As festas de fim de ano normalmente são marcadas por comemorações entre famílias e amigos e votos de paz, alegria e renovação. Ainda assim, para muitas mulheres, o momento que deveria ser de celebração acaba virando tragédia.
Apenas na noite de Natal, na terça-feira (24), três mulheres foram assassinadas por companheiros ou ex-parceiros só no interior do estado de São Paulo. Também houve um registro de feminicídio em Ijuí (RS). No Ceará, outras duas mulheres foram mortas, uma pelo marido, outra pelo ex-namorado. Outra ainda, grávida, foi espancada pelo marido, que acabou preso com uma pistola calibre 38.
Comparando-se com a média de feminicídios registrados no Brasil, de 3,3 vítimas por dia, segundo o Fórum Brasileiro de Segurança Pública, o número de mulheres mortas por serem mulheres registrado acima, e compilado a partir de reportagens publicadas na imprensa, já é praticamente o dobro do usual.
Segundo especialistas, o aumento desse tipo de crime contra mulheres não se restringe às datas
comemorativas, mas se estende durante a semana entre o Natal e o Ano-Novo. Mas por que, nessa época do ano, crescem os casos de feminicídio?
A advogada Gabriela de Souza, do escritório Advocacia para Mulheres, do Rio Grande do Sul, afirma perceber que o mês de dezembro é marcado por conflitos familiares. “Vai chegando o recesso e já começo a receber mais casos de violência doméstica. É muito comum, por exemplo, o ex-marido que não se conforma com o fim do relacionamento ir à confraternização da família, na noite de Natal. Cria um conflito, quer reatar e acaba praticando a agressão”, afirma Gabriela, especialista em violência de gênero.
“A ameaça é o crime que mais aumenta. Os ânimos estão tão à flor da pele que os homens se descontrolam. Claro que não vou colocar a culpa no sentimento de nostalgia do fim do ano, mas, no homem machista, [esse sentimento] bate de tal maneira que ele usa a data para ter sua vontade realizada: que é fazer com que a mulher ou ex o obedeça”, diz.

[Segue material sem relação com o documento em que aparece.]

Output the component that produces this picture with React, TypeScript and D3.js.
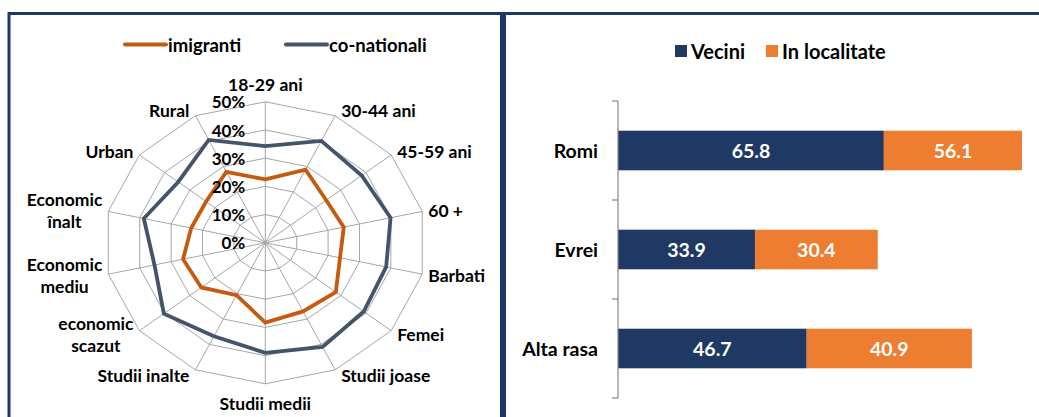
import React, { useEffect, useRef } from "react";
import * as d3 from "d3";

// ---------- Data ----------
const radarCategories = [
  "18-29 ani", "30-44 ani", "45-59 ani", "60 +", "Barbati", "Femei",
  "Studii joase", "Studii medii", "Studii inalte", "economic\nscazut",
  "Economic\nmediu", "Economic\nînalt", "Urban", "Rural",
];
const imigranti = [22.5, 28.8, 24.2, 25, 23.8, 28, 27, 28.3, 20.6, 25.4, 26.2, 23.6, 23.5, 27.9];
const coNationali = [34.3, 40.1, 38.3, 39.9, 38.5, 39.1, 41, 39, 36.8, 40.3, 35.3, 38.7, 34.6, 40.5];
const radarTicks = [0, 10, 20, 30, 40, 50];
const radarSeriesNames = ["imigranti", "co-nationali"];

const barCategories = ["Romi", "Evrei", "Alta rasa"];
const vecini = [65.8, 33.9, 46.7];
const inLocalitate = [56.1, 30.4, 40.9];
const barSeriesNames = ["Vecini", "In localitate"];

const FONT = "Lato, 'Open Sans', sans-serif";
const NAVY = "#1F3864";
const ORANGE_LINE = "#C55A11";
const SLATE = "#44546A";
const BAR_BLUE = "#203864";
const BAR_ORANGE = "#ED7D31";

export default function App() {
  const ref = useRef<SVGSVGElement | null>(null);

  useEffect(() => {
    const svg = d3.select(ref.current);
    svg.selectAll("*").remove();

    // panels
    svg.append("rect").attr("x", 9).attr("y", 13.5).attr("width", 492.5).attr("height", 420)
      .attr("fill", "none").attr("stroke", NAVY).attr("stroke-width", 3);
    svg.append("rect").attr("x", 504.5).attr("y", 13.5).attr("width", 560).attr("height", 420)
      .attr("fill", "none").attr("stroke", NAVY).attr("stroke-width", 3);

    // ---------- Radar ----------
    const cx = 265.3, cy = 242.8;
    const rx = d3.scaleLinear().domain([0, 50]).range([0, 161]);
    const ry = d3.scaleLinear().domain([0, 50]).range([0, 141]);
    const n = radarCategories.length;
    const ang = (i: number) => (i * 2 * Math.PI) / n;
    const pt = (i: number, v: number): [number, number] => [
      cx + rx(v) * Math.sin(ang(i)),
      cy - ry(v) * Math.cos(ang(i)),
    ];

    const g = svg.append("g");
    const idx = d3.range(n);
    radarTicks.filter((t) => t > 0).forEach((t) => {
      g.append("path")
        .attr("d", d3.line().curve(d3.curveLinearClosed)(idx.map((i) => pt(i, t))))
        .attr("fill", "none").attr("stroke", "#A6A6A6").attr("stroke-width", 1);
    });
    idx.forEach((i) => {
      const [x, y] = pt(i, 50);
      g.append("line").attr("x1", cx).attr("y1", cy).attr("x2", x).attr("y2", y)
        .attr("stroke", "#A6A6A6").attr("stroke-width", 1);
    });

    const series = [
      { name: radarSeriesNames[0], values: imigranti, color: ORANGE_LINE },
      { name: radarSeriesNames[1], values: coNationali, color: SLATE },
    ];
    series.forEach((s) => {
      g.append("path")
        .attr("d", d3.line().curve(d3.curveLinearClosed)(s.values.map((v, i) => pt(i, v))))
        .attr("fill", "none").attr("stroke", s.color).attr("stroke-width", 3.8)
        .attr("stroke-linejoin", "miter");
    });

    // tick labels
    radarTicks.forEach((t) => {
      g.append("text").attr("x", cx - 20).attr("y", cy - ry(t))
        .attr("text-anchor", "end").attr("dominant-baseline", "central")
        .attr("font-family", FONT).attr("font-weight", 700).attr("font-size", 17)
        .attr("fill", "#000").text(`${t}%`);
    });

    // category labels
    radarCategories.forEach((c, i) => {
      const a = ang(i);
      const s = Math.sin(a), co = Math.cos(a);
      const [vx, vy] = pt(i, 50);
      const lines = c.split("\n");
      const lh = 22;
      const t = g.append("text").attr("font-family", FONT).attr("font-weight", 700)
        .attr("font-size", 17.5).attr("fill", "#000");
      let x = vx, yc = vy;
      if (Math.abs(s) < 0.1) {
        yc = vy + (co > 0 ? -17 : 20);
      } else {
        x = vx + (s > 0 ? 6 : -6);
        yc = vy - 6 * co;
      }
      lines.forEach((l, k) => {
        t.append("tspan").attr("x", x).attr("y", yc + (k - (lines.length - 1) / 2) * lh)
          .attr("dominant-baseline", "central").text(l);
      });
      const tspans = t.selectAll<SVGTSpanElement, unknown>("tspan").nodes();
      const widths = tspans.map((nd) => nd.getComputedTextLength());
      const maxW = Math.max(...widths);
      t.attr("text-anchor", "middle");
      if (Math.abs(s) >= 0.1) {
        const center = s > 0 ? x + maxW / 2 : x - maxW / 2;
        tspans.forEach((nd) => nd.setAttribute("x", String(center)));
      }
    });

    // legend (left)
    const legL = svg.append("g");
    const legItems = [
      { name: radarSeriesNames[0], color: ORANGE_LINE, x: 125 },
      { name: radarSeriesNames[1], color: SLATE, x: 286 },
    ];
    legItems.forEach((it) => {
      legL.append("line").attr("x1", it.x).attr("x2", it.x + 41).attr("y1", 44.5).attr("y2", 44.5)
        .attr("stroke", it.color).attr("stroke-width", 4).attr("stroke-linecap", "round");
      legL.append("text").attr("x", it.x + 43).attr("y", 44.5).attr("dominant-baseline", "central")
        .attr("font-family", FONT).attr("font-weight", 700).attr("font-size", 18.5)
        .attr("fill", "#000").text(it.name);
    });

    // ---------- Bars ----------
    const x = d3.scaleLinear().domain([0, 100]).range([618, 1022]);
    const y = d3.scaleBand<string>().domain(barCategories).range([101, 398])
      .paddingInner(0.6).paddingOuter(0.3);
    const bg = svg.append("g");
    barCategories.forEach((c, i) => {
      const y0 = y(c)!;
      const h = y.bandwidth();
      const a0 = 0, a1 = vecini[i];
      const b0 = vecini[i], b1 = Math.min(100, vecini[i] + inLocalitate[i]);
      bg.append("rect").attr("x", x(a0)).attr("y", y0).attr("width", x(a1) - x(a0)).attr("height", h)
        .attr("fill", BAR_BLUE);
      bg.append("rect").attr("x", x(b0)).attr("y", y0).attr("width", x(b1) - x(b0)).attr("height", h)
        .attr("fill", BAR_ORANGE);
      bg.append("text").attr("x", (x(a0) + x(a1)) / 2).attr("y", y0 + h / 2)
        .attr("text-anchor", "middle").attr("dominant-baseline", "central")
        .attr("font-family", FONT).attr("font-weight", 700).attr("font-size", 19.5)
        .attr("fill", "#fff").text(vecini[i].toFixed(1));
      bg.append("text").attr("x", (x(b0) + x(b1)) / 2).attr("y", y0 + h / 2)
        .attr("text-anchor", "middle").attr("dominant-baseline", "central")
        .attr("font-family", FONT).attr("font-weight", 700).attr("font-size", 19.5)
        .attr("fill", "#fff").text(inLocalitate[i].toFixed(1));
      bg.append("text").attr("x", 598).attr("y", y0 + h / 2)
        .attr("text-anchor", "end").attr("dominant-baseline", "central")
        .attr("font-family", FONT).attr("font-weight", 700).attr("font-size", 19.5)
        .attr("fill", "#000").text(c);
    });
    // axis
    const [r0, r1] = y.range();
    bg.append("line").attr("x1", 618).attr("x2", 618).attr("y1", r0).attr("y2", r1)
      .attr("stroke", "#868686").attr("stroke-width", 1.2);
    const step = y.step();
    d3.range(barCategories.length + 1).forEach((k) => {
      const yy = r0 + k * step;
      bg.append("line").attr("x1", 612).attr("x2", 618).attr("y1", yy).attr("y2", yy)
        .attr("stroke", "#868686").attr("stroke-width", 1.2);
    });

    // legend (right)
    const legR = svg.append("g");
    const rItems = [
      { name: barSeriesNames[0], color: BAR_BLUE, x: 675 },
      { name: barSeriesNames[1], color: BAR_ORANGE, x: 766 },
    ];
    rItems.forEach((it) => {
      legR.append("rect").attr("x", it.x).attr("y", 45).attr("width", 12).attr("height", 12)
        .attr("fill", it.color);
      legR.append("text").attr("x", it.x + 16).attr("y", 50.5).attr("dominant-baseline", "central")
        .attr("font-family", FONT).attr("font-weight", 700).attr("font-size", 20)
        .attr("fill", "#000").text(it.name);
    });
  }, []);

  return (
    <svg
      ref={ref}
      width={1039}
      height={417}
      style={{ position: "absolute", left: 0, top: 0, background: "#fff" }}
    />
  );
}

A advogada afirma que um dos fatores para o aumento de feminicídios nessa época do ano é que, seguindo a ideia de encerramento de um ciclo que vem junto com o fim do ano, muitas mulheres vítimas de violência doméstica decidem terminar o relacionamento para mudar de vida no ano seguinte. “As pessoas estão mais resolutivas. A mulher conclui que deu uma chance ao companheiro por um ano e ele não mudou. E aí fala em separação”, explica. É nesse momento, aponta Gabriela, que o marido, não admitindo que a mulher queira se separar dele, a agride ou assassina.
Para a advogada Renata Bravo, autora do livro “Feminicídio: Tipificação, Poder e Discurso” (editora Lumen Juris), em que analisa o crime pela perspectiva comportamental, outro motivo para que haja mais feminicídios nessa época é o aumento do uso de álcool e drogas ilícitas no período de festas.
Além disso, diz Renata, há ainda o desejo de certos homens de matar as companheiras ou ex-mulheres na frente de familiares das vítimas, dos filhos dela ou de outros homens, como uma demonstração de poder. “Um dos motivos é, principalmente, mostrar quem é o ‘macho’ para seus pares. Por isso, dizer que um feminicídio foi motivado por ciúme também é uma desculpa: na verdade, além de querer acabar com a vida da companheira, eles querem ganhar uma disputa com outro homem”, afirma.
“A violência doméstica está enraizada na família brasileira, por isso, faz sentido que mais conflitos aconteçam na época de maior convívio familiar, como é o final do ano”, aponta Gabriela.